■ What you have to do ■
The lines from the top of the material through the line with "freq_half = np.round(np.arange(0, 3.01, 0.1), 2)" are to be set down exactly. Leave the pictures out.

>> BEGIN

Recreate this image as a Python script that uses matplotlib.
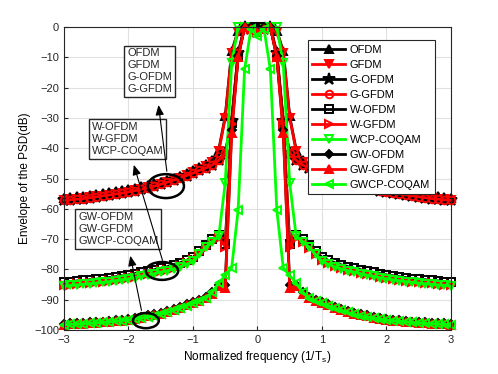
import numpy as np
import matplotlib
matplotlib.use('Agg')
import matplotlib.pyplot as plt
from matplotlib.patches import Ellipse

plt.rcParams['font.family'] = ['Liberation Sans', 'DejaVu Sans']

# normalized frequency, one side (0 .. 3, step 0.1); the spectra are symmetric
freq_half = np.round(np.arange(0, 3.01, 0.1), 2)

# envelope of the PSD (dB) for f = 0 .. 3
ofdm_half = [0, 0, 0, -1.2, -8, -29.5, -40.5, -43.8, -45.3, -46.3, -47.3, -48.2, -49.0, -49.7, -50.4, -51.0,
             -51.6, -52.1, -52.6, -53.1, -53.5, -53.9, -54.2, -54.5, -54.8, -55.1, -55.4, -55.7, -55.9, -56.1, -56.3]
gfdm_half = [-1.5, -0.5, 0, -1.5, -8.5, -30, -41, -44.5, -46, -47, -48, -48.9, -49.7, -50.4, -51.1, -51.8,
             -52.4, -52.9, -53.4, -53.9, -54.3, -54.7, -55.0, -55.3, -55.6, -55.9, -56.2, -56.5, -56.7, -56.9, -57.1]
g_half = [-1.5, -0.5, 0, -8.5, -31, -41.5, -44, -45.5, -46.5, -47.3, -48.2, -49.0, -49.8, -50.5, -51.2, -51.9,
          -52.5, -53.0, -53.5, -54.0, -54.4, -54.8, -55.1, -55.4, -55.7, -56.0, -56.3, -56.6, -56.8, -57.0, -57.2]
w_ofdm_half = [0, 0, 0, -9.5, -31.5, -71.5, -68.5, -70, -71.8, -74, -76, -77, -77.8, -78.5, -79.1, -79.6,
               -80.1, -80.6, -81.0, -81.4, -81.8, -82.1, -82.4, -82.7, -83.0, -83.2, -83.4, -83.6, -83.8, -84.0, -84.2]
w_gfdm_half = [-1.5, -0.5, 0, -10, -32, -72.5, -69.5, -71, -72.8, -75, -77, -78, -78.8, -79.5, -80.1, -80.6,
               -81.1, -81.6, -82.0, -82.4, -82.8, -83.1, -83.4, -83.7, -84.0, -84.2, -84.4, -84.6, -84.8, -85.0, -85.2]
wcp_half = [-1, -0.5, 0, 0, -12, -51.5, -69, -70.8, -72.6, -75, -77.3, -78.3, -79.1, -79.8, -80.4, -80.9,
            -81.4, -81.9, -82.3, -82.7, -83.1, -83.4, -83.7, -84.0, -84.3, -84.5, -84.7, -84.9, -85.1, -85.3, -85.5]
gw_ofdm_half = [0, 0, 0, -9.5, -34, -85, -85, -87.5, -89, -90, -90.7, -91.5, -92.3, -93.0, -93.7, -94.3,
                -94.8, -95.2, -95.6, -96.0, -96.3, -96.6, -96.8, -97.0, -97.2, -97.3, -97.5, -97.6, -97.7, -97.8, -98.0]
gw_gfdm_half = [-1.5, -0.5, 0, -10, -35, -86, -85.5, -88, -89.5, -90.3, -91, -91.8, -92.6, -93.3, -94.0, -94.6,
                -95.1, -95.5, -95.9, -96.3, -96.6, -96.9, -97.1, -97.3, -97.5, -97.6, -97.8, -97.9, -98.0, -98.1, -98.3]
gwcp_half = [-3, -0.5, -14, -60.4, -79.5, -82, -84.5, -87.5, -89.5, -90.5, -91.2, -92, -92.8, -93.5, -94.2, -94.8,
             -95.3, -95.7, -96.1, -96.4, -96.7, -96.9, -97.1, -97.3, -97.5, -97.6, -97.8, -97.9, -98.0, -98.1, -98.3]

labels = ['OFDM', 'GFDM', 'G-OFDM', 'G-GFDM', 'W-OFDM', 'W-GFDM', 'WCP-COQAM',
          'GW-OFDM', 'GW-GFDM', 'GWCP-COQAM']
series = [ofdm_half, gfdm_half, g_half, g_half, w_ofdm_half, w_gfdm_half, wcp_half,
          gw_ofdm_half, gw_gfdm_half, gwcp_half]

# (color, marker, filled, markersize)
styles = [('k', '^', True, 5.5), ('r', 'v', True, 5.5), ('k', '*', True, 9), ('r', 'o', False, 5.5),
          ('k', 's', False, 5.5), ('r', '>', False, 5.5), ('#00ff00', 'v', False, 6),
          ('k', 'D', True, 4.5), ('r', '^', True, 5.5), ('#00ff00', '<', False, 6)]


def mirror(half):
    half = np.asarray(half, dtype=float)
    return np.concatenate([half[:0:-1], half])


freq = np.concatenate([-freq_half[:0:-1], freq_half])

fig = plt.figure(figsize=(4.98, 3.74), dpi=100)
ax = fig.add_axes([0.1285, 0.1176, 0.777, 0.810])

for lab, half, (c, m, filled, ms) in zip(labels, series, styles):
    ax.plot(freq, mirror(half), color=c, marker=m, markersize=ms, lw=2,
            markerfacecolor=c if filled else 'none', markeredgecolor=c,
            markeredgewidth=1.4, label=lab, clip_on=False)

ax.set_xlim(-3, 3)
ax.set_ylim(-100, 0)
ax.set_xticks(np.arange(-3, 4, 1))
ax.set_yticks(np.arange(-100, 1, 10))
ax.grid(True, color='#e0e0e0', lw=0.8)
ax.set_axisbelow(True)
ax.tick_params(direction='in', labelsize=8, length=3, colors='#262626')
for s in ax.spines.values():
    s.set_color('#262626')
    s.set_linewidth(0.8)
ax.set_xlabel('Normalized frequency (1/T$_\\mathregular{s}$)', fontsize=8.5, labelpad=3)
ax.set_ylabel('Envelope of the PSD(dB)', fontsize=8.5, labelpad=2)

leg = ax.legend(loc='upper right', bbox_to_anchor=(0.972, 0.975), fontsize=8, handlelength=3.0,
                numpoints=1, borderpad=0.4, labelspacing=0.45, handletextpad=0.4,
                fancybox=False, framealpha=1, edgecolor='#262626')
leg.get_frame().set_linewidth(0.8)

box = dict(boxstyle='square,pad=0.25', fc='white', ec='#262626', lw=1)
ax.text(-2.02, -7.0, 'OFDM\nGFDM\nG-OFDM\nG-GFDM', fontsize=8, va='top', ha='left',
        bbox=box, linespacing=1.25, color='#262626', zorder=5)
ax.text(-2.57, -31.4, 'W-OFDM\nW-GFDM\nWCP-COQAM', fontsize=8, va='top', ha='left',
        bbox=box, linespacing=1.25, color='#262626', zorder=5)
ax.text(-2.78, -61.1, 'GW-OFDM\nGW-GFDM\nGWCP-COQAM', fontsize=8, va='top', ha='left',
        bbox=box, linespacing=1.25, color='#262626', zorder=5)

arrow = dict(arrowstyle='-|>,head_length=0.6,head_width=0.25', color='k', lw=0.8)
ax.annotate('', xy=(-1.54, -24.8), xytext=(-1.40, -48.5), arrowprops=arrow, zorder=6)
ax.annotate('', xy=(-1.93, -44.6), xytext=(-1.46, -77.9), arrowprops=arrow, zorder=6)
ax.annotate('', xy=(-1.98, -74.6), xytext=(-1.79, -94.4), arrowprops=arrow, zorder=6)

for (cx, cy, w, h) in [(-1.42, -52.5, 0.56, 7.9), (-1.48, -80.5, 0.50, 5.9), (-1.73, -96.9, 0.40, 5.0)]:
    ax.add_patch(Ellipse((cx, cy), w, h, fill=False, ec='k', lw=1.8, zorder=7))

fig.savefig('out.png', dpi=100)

>> END

■ Complete answer ■
Recreate this image as a Python script that uses matplotlib.
import numpy as np
import matplotlib
matplotlib.use('Agg')
import matplotlib.pyplot as plt
from matplotlib.patches import Ellipse

plt.rcParams['font.family'] = ['Liberation Sans', 'DejaVu Sans']

# normalized frequency, one side (0 .. 3, step 0.1); the spectra are symmetric
freq_half = np.round(np.arange(0, 3.01, 0.1), 2)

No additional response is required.